— Goal —
Pick out all lines with the word "script" from the records that follow.

— Source records —
-- BEGIN --

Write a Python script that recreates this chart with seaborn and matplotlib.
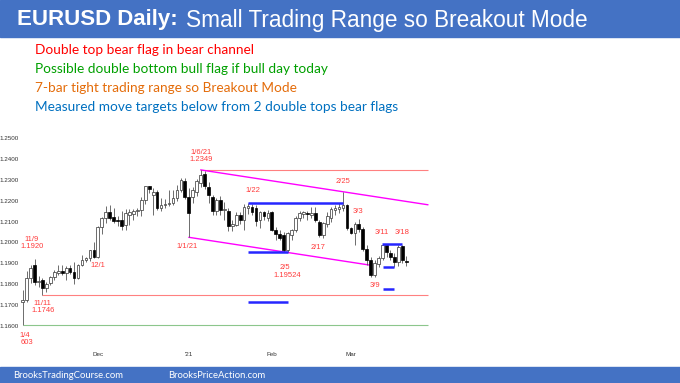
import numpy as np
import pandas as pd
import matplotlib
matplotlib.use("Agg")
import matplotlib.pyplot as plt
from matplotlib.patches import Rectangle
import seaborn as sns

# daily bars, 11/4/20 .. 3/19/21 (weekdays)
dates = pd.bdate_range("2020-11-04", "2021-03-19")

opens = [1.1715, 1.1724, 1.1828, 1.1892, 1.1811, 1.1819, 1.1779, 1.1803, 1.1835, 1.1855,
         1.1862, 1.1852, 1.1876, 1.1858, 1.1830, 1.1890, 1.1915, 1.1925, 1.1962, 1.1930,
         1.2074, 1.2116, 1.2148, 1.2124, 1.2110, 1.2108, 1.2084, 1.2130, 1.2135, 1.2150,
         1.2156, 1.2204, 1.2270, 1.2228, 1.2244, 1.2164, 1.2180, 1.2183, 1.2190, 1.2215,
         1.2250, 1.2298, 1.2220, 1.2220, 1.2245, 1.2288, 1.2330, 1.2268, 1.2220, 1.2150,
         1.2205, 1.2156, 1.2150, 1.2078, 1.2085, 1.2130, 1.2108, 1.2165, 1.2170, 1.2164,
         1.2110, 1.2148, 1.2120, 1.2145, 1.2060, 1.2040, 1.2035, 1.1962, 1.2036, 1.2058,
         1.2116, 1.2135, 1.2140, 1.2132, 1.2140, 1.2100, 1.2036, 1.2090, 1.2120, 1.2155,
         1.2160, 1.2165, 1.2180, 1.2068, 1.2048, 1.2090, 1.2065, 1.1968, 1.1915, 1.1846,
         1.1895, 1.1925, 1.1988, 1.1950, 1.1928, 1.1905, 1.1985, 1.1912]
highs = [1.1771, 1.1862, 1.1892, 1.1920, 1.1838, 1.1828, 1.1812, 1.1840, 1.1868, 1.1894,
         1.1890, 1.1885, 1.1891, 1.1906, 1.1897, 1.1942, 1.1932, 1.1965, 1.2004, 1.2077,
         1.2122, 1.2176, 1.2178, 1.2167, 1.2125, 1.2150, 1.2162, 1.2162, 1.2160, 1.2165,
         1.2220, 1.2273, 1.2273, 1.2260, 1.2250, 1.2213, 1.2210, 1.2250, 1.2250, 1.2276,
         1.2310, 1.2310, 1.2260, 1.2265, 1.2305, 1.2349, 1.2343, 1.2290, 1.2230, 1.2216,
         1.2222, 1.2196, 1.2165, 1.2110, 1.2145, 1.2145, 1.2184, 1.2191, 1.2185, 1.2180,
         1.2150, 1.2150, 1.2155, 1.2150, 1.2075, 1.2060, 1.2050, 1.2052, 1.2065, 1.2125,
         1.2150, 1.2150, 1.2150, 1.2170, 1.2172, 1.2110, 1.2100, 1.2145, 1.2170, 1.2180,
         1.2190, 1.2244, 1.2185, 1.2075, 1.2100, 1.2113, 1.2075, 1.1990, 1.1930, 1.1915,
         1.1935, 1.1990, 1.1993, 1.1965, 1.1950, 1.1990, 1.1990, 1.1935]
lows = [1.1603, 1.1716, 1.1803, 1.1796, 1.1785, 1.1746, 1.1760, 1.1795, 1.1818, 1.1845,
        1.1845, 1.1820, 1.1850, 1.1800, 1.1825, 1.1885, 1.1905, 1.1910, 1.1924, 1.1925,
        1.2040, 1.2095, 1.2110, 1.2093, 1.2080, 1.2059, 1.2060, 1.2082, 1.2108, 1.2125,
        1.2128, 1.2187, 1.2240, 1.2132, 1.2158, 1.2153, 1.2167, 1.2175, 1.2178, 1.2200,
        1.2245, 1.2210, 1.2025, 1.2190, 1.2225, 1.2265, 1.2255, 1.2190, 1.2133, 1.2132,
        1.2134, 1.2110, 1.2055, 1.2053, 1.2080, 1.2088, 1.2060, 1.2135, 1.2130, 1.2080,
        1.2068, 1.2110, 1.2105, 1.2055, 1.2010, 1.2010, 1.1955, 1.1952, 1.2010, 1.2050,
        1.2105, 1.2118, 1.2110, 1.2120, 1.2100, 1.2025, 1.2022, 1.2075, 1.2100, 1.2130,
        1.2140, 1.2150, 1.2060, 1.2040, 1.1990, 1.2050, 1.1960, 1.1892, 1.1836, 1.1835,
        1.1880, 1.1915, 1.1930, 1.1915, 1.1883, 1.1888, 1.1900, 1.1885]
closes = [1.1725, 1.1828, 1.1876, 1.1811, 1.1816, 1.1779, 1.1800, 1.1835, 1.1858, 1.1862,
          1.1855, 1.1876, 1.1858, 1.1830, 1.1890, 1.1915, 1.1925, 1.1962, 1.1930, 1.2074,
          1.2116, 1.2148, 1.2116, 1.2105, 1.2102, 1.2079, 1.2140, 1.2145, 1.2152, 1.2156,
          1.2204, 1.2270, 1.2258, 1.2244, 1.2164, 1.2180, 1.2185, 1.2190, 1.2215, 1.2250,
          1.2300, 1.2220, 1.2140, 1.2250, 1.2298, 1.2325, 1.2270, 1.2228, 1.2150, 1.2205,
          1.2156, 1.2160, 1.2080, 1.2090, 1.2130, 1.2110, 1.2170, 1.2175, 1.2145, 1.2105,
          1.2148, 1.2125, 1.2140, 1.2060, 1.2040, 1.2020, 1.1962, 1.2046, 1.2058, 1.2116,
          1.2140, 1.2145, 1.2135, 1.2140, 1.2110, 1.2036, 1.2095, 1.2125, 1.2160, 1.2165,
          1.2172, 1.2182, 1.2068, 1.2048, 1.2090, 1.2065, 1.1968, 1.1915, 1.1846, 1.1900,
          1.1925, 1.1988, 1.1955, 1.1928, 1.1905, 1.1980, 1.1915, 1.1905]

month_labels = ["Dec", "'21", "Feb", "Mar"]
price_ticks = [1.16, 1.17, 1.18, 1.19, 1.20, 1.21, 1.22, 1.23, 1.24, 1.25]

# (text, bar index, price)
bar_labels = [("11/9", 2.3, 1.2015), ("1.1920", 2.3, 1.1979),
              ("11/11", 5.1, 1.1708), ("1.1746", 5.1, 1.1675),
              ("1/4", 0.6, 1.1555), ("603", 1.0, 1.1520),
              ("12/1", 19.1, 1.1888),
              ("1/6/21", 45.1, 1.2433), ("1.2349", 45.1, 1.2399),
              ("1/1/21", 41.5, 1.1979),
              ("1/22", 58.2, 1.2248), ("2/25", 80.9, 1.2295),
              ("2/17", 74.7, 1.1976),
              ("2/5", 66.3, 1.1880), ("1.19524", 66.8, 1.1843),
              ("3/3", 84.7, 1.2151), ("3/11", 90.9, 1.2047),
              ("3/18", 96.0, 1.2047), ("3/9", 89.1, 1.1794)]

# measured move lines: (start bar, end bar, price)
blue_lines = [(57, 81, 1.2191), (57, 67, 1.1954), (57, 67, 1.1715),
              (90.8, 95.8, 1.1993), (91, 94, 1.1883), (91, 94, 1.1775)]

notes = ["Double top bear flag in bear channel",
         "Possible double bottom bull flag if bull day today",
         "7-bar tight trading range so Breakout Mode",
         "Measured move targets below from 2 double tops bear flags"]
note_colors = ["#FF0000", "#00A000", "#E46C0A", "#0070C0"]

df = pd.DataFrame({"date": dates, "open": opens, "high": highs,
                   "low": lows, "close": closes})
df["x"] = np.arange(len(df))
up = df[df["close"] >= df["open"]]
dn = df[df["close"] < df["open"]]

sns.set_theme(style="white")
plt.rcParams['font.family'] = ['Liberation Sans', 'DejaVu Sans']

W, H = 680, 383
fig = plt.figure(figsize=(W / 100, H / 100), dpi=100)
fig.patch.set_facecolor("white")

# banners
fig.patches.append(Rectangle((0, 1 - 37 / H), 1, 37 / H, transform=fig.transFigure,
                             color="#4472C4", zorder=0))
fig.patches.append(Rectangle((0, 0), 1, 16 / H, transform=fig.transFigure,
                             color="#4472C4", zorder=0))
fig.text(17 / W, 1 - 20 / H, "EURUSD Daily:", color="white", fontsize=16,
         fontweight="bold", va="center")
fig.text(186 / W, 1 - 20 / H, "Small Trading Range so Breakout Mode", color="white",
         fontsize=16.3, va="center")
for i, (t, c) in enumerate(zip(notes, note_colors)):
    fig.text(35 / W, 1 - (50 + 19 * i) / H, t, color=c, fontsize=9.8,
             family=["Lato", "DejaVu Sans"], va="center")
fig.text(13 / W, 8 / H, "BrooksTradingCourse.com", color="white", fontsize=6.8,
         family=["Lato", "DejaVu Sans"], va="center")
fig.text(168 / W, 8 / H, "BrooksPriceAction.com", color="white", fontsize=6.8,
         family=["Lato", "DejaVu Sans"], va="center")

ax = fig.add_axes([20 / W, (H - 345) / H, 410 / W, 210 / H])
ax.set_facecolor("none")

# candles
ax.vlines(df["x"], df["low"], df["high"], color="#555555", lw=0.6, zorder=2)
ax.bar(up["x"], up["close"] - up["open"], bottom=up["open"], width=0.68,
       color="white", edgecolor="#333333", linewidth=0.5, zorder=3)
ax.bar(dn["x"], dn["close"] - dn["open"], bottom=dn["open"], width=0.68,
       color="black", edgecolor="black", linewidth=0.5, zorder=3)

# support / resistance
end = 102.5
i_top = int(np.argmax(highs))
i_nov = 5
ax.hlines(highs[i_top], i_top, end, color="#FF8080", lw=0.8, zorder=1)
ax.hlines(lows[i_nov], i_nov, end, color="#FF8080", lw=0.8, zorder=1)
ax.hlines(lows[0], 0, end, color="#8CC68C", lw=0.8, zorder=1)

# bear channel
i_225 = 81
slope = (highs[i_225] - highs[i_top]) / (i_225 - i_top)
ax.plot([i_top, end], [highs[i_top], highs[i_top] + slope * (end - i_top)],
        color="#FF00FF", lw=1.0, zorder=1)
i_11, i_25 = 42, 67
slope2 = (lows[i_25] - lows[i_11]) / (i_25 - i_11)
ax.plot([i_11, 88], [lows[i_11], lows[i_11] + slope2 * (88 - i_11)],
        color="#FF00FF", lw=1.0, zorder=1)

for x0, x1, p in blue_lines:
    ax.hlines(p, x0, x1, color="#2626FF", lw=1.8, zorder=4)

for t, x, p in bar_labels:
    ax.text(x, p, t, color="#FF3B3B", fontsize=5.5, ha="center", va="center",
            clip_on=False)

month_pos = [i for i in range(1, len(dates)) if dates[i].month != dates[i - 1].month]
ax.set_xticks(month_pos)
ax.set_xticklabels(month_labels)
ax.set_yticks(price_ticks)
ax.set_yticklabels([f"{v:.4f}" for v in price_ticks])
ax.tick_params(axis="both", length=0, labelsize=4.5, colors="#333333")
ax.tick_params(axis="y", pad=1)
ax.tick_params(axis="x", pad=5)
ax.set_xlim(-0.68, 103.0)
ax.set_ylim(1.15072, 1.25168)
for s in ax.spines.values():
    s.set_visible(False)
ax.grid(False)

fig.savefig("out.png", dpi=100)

-- END --
-- BEGIN --

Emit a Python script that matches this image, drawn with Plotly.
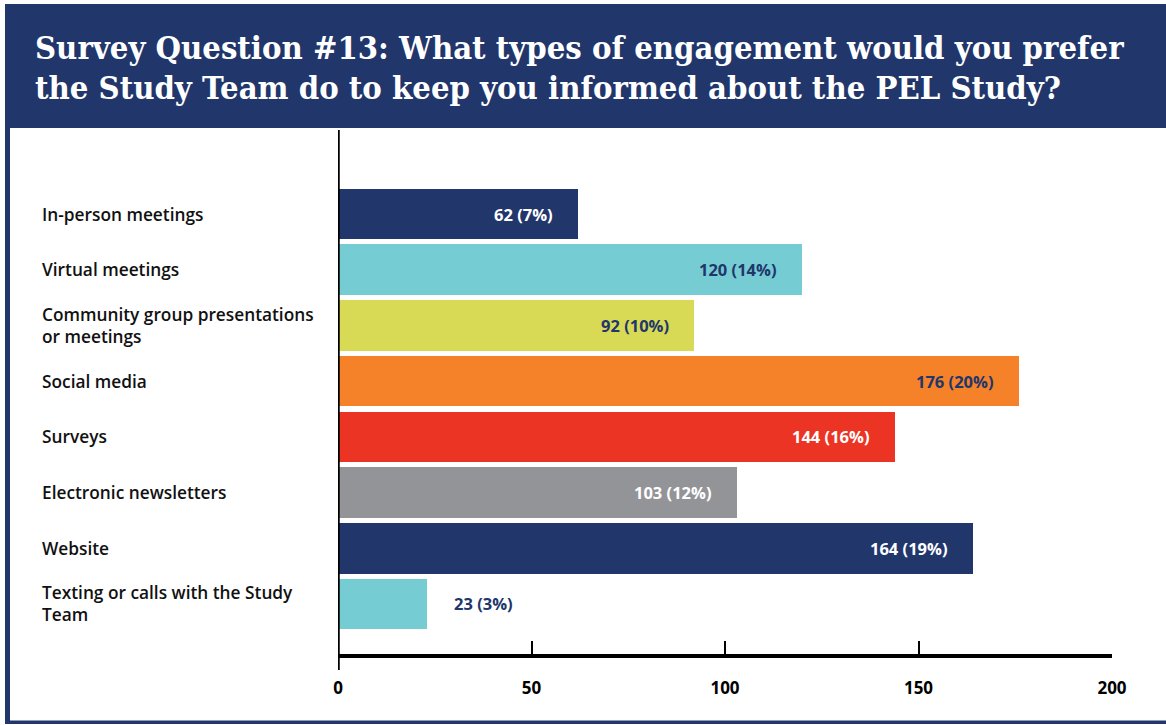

-- END --

— Output —
Write a Python script that recreates this chart with seaborn and matplotlib.
Emit a Python script that matches this image, drawn with Plotly.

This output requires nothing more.